Je lis avec un vif intérêt votre Gazette des Écoles. Il y a dans ce journal, comme dans tout ce qui vient de la jeunesse, quelque chose de noble et d’honnête qui fait qu’on l’ouvre avec plaisir. Les articles littéraires ont beaucoup de poésie. Votre critique sait d’où elle vient et où elle va. Il y a dans tout l’ensemble du journal dignité, gravité et talent.

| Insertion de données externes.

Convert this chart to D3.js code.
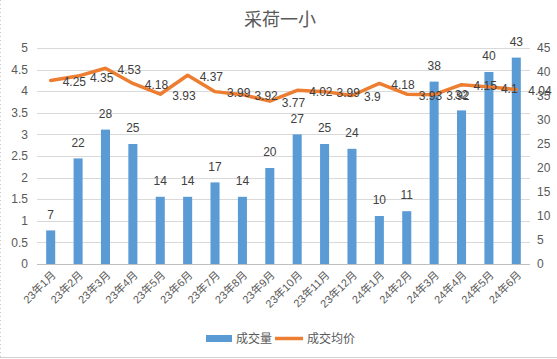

Courage, messieurs, courage ! vous êtes de la génération qui a l’avenir. En philosophie, en littérature, en religion, vous ferez de grandes choses. En politique, vous achèverez les ébauches ; en littérature, vous continuerez l’œuvre. Depuis longtemps, dans tout ce que j’écris, j’appelle à grands cris le jour où l’on substituera les questions sociales aux questions politiques, le jour où, entre le parti de la Restauration et le parti de la Révolution, le parti de la civilisation surgira. Ce jour-là, ce sera votre jour ; ce parti-là, ce sera vous.

Quoi qu’on en dise, l’époque où nous vivons est une belle époque. L’art et la pensée n’ont en aucun temps monté plus haut. Il y a partout de grands commencements de tout. Félicitez-vous, car vous aurez plus d’une sainte tâche à remplir. Pour moi, je vois sans anxiété les innombrables questions qui s’agitent de toutes parts ; car je pressens l’esprit des nouvelles générations, et je sais que vous arrivez les mains pleines de solutions.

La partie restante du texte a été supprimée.